In the exemplary embodiment, the fairing 80 may be a fiberglass material, a graphite material, a carbon material, a ceramic material, an aromatic polyamid material such as KEVLAR, a thin metallic material such as, but not limited to, titanium, aluminum, and/or a Metal Matrix Composite (MMC) material, and/or mixtures thereof. Any suitable thermosetting polymeric resin can be used in forming fairing 80, for example, vinyl ester resin, polyester resins, acrylic resins, epoxy resins, polyurethane resins, bismalimide resin, and mixtures thereof. Overall, the material is selected such that an exterior surface of fairing 80 is resistant to wear and or damage that may be caused by foreign objects ingested into gas turbine engine assembly 10. Alternate fairing configurations may use a thin metal wrap over a composite fairing to protect against such wear or damage.

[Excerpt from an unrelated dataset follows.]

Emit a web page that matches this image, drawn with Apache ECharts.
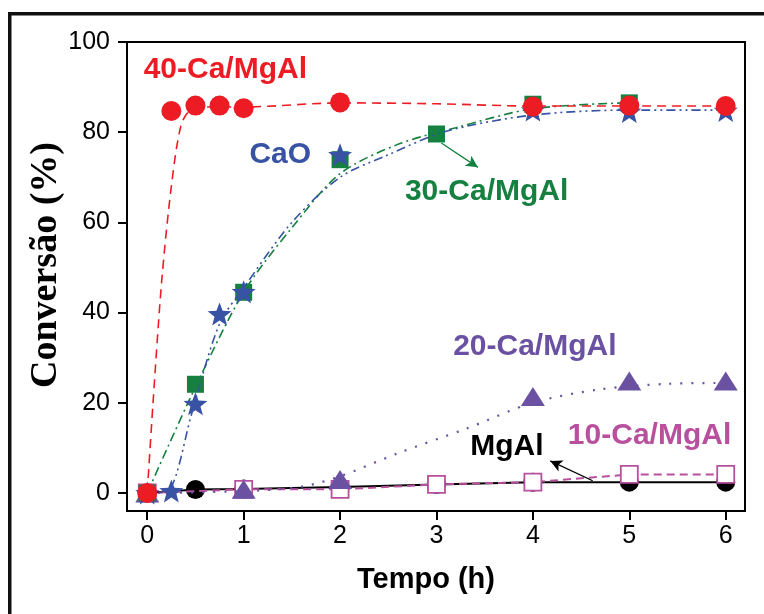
<!DOCTYPE html>
<html>
<head>
<meta charset="utf-8">
<script src="https://cdn.jsdelivr.net/npm/echarts@6/dist/echarts.min.js"></script>
<style>
html,body{margin:0;padding:0;background:#fff}
#c{width:764px;height:614px}
</style>
</head>
<body>
<div id="c"></div>
<script>
// Axis ticks
const xTicks = [0, 1, 2, 3, 4, 5, 6];
const yTicks = [0, 20, 40, 60, 80, 100];

// Sample names
const names = ['MgAl', '10-Ca/MgAl', '20-Ca/MgAl', '30-Ca/MgAl', 'CaO', '40-Ca/MgAl'];

// Measured conversion (%) vs time (h)
const mgal = [[0, 0], [0.5, 0.75], [1, 0.9], [2, 1.3], [3, 1.9], [4, 2.4], [5, 2.4], [6, 2.4]];
const ca10 = [[0, 0], [1, 0.8], [2, 0.8], [3, 1.9], [4, 2.4], [5, 4.1], [6, 4.1]];
const ca20 = [[0, 0], [1, 0.8], [2, 3.0], [4, 21.4], [5, 24.8], [6, 24.8]];
const ca30 = [[0, 0], [0.5, 24.1], [1, 44.5], [2, 73.9], [3, 79.6], [4, 86.2], [5, 86.5]];
const cao  = [[0, 0], [0.25, 0.45], [0.5, 19.8], [0.75, 39.7], [1, 44.6], [2, 75.0], [4, 84.9], [5, 84.6], [6, 84.8]];
const ca40 = [[0, 0], [0.25, 84.7], [0.5, 85.9], [0.75, 85.9], [1, 85.3], [2, 86.6], [4, 85.7], [5, 85.9], [6, 85.8]];

// Fitted kinetic curves
const fit20  = [[0, 0], [1, 0.4], [1.6, 1.4], [2, 3.7], [2.6, 8.8], [3.3, 14.2], [4, 20], [4.7, 23], [5.4, 24.2], [6.05, 24.4]];
const fit30  = [[0, 0], [0.5, 23.5], [1, 44.5], [1.5, 58.8], [2, 70.8], [2.6, 77.3], [3.2, 81], [4, 85.2], [4.95, 86.5]];
const fitCaO = [[0, 0], [0.2, 0.3], [0.3, 4], [0.46, 17.5], [0.75, 37.5], [1, 45.5], [1.5, 60], [2, 70],
                [2.5, 75], [3.1, 80.2], [4, 83.8], [5, 84.9], [6.05, 84.9]];
const fit40  = [[0, 0], [0.06, 20], [0.15, 47], [0.25, 68], [0.35, 81.5], [0.45, 85], [0.6, 85.6], [1, 85.6], [2, 86.5],
                [3, 86.3], [4, 85.8], [6.05, 85.8]];

// Sample label anchors (data units)
const labelAt = [[3.73, 10.2], [5.21, 12.8], [4.02, 32.4], [3.52, 66.8], [1.38, 74.9], [0.81, 93.8]];
// Pointer arrows: [from, to]
const arrowMgAl = [[4.62, 2.7], [4.18, 7.1]];
const arrow30 = [[3.05, 77.6], [3.43, 72.2]];

const colors = ['#000000', '#B8509E', '#6A51A2', '#15803F', '#3953A4', '#ED1C24'];
const SANS = '"Liberation Sans", Arial, Helvetica, sans-serif';

function starPath() {
  const p = [];
  for (let i = 0; i < 10; i++) {
    const r = i % 2 ? 0.42 : 1;
    const a = -Math.PI / 2 + i * Math.PI / 5;
    p.push((50 + 50 * r * Math.cos(a)).toFixed(2) + ' ' + (50 + 50 * r * Math.sin(a)).toFixed(2));
  }
  return 'path://M' + p.join(' L') + ' Z';
}

function nameTag(i) {
  return {
    symbol: 'rect', symbolSize: 1, itemStyle: { color: 'transparent' },
    label: {
      show: true, position: 'inside', formatter: names[i],
      color: colors[i], fontSize: 30, fontWeight: 'bold', fontFamily: SANS
    },
    data: [{ coord: labelAt[i] }]
  };
}

function arrowLine(pts, color) {
  return {
    silent: true, symbol: ['none', 'arrow'], symbolSize: [9, 12],
    lineStyle: { color: color, type: 'solid', width: 1.3 },
    label: { show: false },
    data: [[{ coord: pts[0] }, { coord: pts[1] }]]
  };
}

function curve(data, color, type, width, z) {
  return {
    type: 'line', data: data, showSymbol: false, smooth: 0.3, z: z,
    lineStyle: { color: color, type: type, width: width }, silent: true
  };
}

function markers(i, data, symbol, size, z) {
  return {
    type: 'scatter', name: names[i], data: data, symbol: symbol, symbolSize: size, z: z,
    itemStyle: { color: colors[i], opacity: 1 }, markPoint: nameTag(i)
  };
}

const chart = echarts.init(document.getElementById('c'), null, { renderer: 'canvas' });

chart.setOption({
  animation: false,
  backgroundColor: '#fff',
  grid: { left: 127, right: 19, top: 42, bottom: 103, show: true, borderColor: '#000', borderWidth: 2 },
  xAxis: {
    type: 'value', min: -0.21, max: 6.2,
    axisLine: { show: true, onZero: false, lineStyle: { color: '#000', width: 2 } },
    axisTick: { show: true, length: 9, lineStyle: { color: '#000', width: 2 }, customValues: xTicks },
    axisLabel: { customValues: xTicks, color: '#000', fontSize: 25, fontFamily: SANS, margin: 13 },
    splitLine: { show: false }
  },
  yAxis: {
    type: 'value', min: -4, max: 100,
    axisLine: { show: true, onZero: false, lineStyle: { color: '#000', width: 2 } },
    axisTick: { show: true, length: 9, lineStyle: { color: '#000', width: 2 }, customValues: yTicks },
    axisLabel: { customValues: yTicks, color: '#000', fontSize: 25, fontFamily: SANS, margin: 17 },
    splitLine: { show: false }
  },
  graphic: [
    { type: 'rect', shape: { x: 8, y: 12, width: 756, height: 3.5 }, style: { fill: '#111' } },
    { type: 'rect', shape: { x: 8, y: 12, width: 3.5, height: 602 }, style: { fill: '#111' } },
    {
      type: 'text', x: 46, y: 265, rotation: Math.PI / 2,
      style: {
        text: 'Conversão (%)', font: 'bold 38px "Liberation Serif", "Times New Roman", serif',
        fill: '#000', textAlign: 'center', textVerticalAlign: 'middle', align: 'center', verticalAlign: 'middle'
      }
    },
    {
      type: 'text', x: 426, y: 580,
      style: {
        text: 'Tempo (h)', font: 'bold 29px ' + SANS,
        fill: '#000', textAlign: 'center', textVerticalAlign: 'middle', align: 'center', verticalAlign: 'middle'
      }
    }
  ],
  series: [
    // MgAl
    {
      type: 'line', name: names[0], data: mgal, symbol: 'circle', symbolSize: 19, showAllSymbol: true, z: 2,
      itemStyle: { color: colors[0], opacity: 1 }, lineStyle: { color: colors[0], width: 2 },
      markPoint: nameTag(0), markLine: arrowLine(arrowMgAl, colors[0])
    },
    // 10-Ca/MgAl
    {
      type: 'line', name: names[1], data: ca10, symbol: 'rect', symbolSize: 17, showAllSymbol: true, z: 3,
      itemStyle: { color: '#fff', borderColor: colors[1], borderWidth: 1.8, opacity: 1 },
      lineStyle: { color: colors[1], width: 2, type: [8, 5] },
      markPoint: nameTag(1)
    },
    // 20-Ca/MgAl
    curve(fit20, colors[2], [2, 9], 2.2, 4),
    markers(2, ca20, 'triangle', [24, 19], 5),
    // 30-Ca/MgAl
    Object.assign(curve(fit30, colors[3], [9, 4, 2, 4], 1.6, 6), { markLine: arrowLine(arrow30, colors[3]) }),
    markers(3, ca30, 'rect', 17, 7),
    // CaO
    curve(fitCaO, colors[4], [9, 4, 2, 4, 2, 4], 1.6, 8),
    markers(4, cao, starPath(), [24, 23], 9),
    // 40-Ca/MgAl
    curve(fit40, colors[5], [9, 6], 1.6, 10),
    markers(5, ca40, 'circle', 20, 11)
  ]
});
</script>
</body>
</html>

This written description uses examples to disclose the invention, including the best mode, and also to enable any person skilled in the art to make and use the invention. The patentable scope of the invention is defined by the claims, and may include other examples that occur to those skilled in the art. Such other examples are intended to be within the scope of the claims if they have structural elements that do not differ from the literal language of the claims, or if they include equivalent structural elements with insubstantial differences from the literal languages of the claims.